Racconto inedito di Martina Mangili
Le finestre di casa mia sono quelle del terzo piano: al piano terra c’è la Vecchia Pettegola, sottile e dura come un chiodo, ha abbassato le tapparelle per paura del virus e lasciato solo qualche spiraglio per spiare i passanti.
Un uccello fa il suo strano verso.
Al secondo piano posso vedere la coppia di sposi bengalesi, belli come due attori di Bollywood: aggraziata e pudica lei, allegro e muscoloso lui, che lascia sulle scale profumo di brillantina.
L’uccello scandisce ancora il tempo col suo strano verso.

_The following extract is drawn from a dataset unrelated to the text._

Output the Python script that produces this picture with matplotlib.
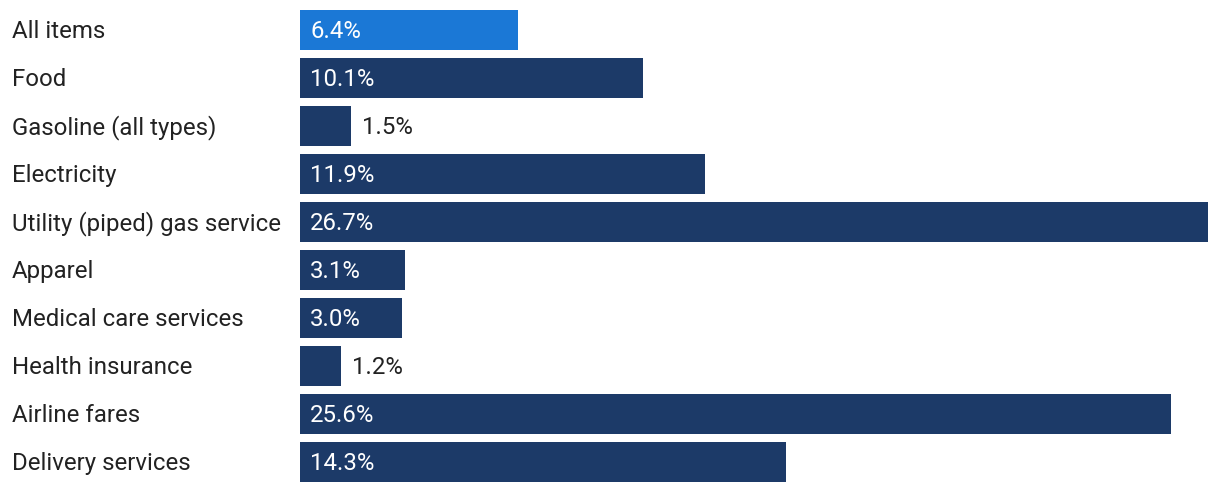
import matplotlib.pyplot as plt
import matplotlib.transforms as mtransforms

plt.rcParams['font.family'] = ['Roboto', 'DejaVu Sans']

categories = ['All items', 'Food', 'Gasoline (all types)', 'Electricity',
              'Utility (piped) gas service', 'Apparel', 'Medical care services',
              'Health insurance', 'Airline fares', 'Delivery services']
values = [6.4, 10.1, 1.5, 11.9, 26.7, 3.1, 3.0, 1.2, 25.6, 14.3]
highlight = 'All items'

navy = '#1c3a68'
blue = '#1b78d6'
fs = 17.3

fig = plt.figure(figsize=(12.2, 4.92), dpi=100)
ax = fig.add_axes([300 / 1220, 6 / 492, 908 / 1220, 480 / 492])

y = list(range(len(categories)))
colors = [blue if c == highlight else navy for c in categories]
ax.barh(y, values, height=40 / 48, color=colors)

ax.set_xlim(0, max(values))
ax.set_ylim(len(categories) - 0.5, -0.5)
ax.axis('off')

# text sits on a baseline about 8.5 px below the bar centre
base = 8.5 / 48

# category labels, left aligned at the figure edge
trans = mtransforms.blended_transform_factory(fig.transFigure, ax.transData)
for yi, cat in zip(y, categories):
    ax.text(12 / 1220, yi + base, cat, transform=trans, ha='left', va='baseline',
            fontsize=fs, color='#222222')

# value labels: inside the bar if it fits, otherwise just after it
px = max(values) / 908
for yi, v in zip(y, values):
    if v >= 2.5:
        ax.text(10 * px, yi + base, f'{v:.1f}%', ha='left', va='baseline',
                fontsize=fs, color='white')
    else:
        ax.text(v + 11 * px, yi + base, f'{v:.1f}%', ha='left', va='baseline',
                fontsize=fs, color='#222222')

fig.savefig('out.png', dpi=100)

E poi le finestre di casa mia. Lei deve essere già in cucina, seduta la tavolo ancora imbronciata di sonno. Eccola, La vedo, la finestra è aperta sopra all’arcobaleno di tempere. Il sole le illumina il viso e Lei si scherma con la mano dove brilla la mia promessa da 5 carati. Si sta svegliando con il profumo di caffè e adesso guarda fuori: mi vedrà, qui a accarezzarla dalla finestra? I suoi occhi verdi sembrano cercare l’uccello che stride quel verso ritmato.
Vai via, non ti voglio ascoltare! C’è Lei, la mia luce che porta in grembo la scintilla palpitante del nostra amore e la accarezza sotto la maglietta. C’è Lei, lasciami qui ancora un po’, ti prego! Lasciami qui a fingere di essere quella tazza che le bacia le labbra.
Ma è ora, devo andare. Il verso ritmico del ventilatore meccanico che mi tiene in vita, mi reclama al mio posto nel letto di terapia intensiva. Devo tornare indietro perché voglio andare avanti. Voglio andare da Loro.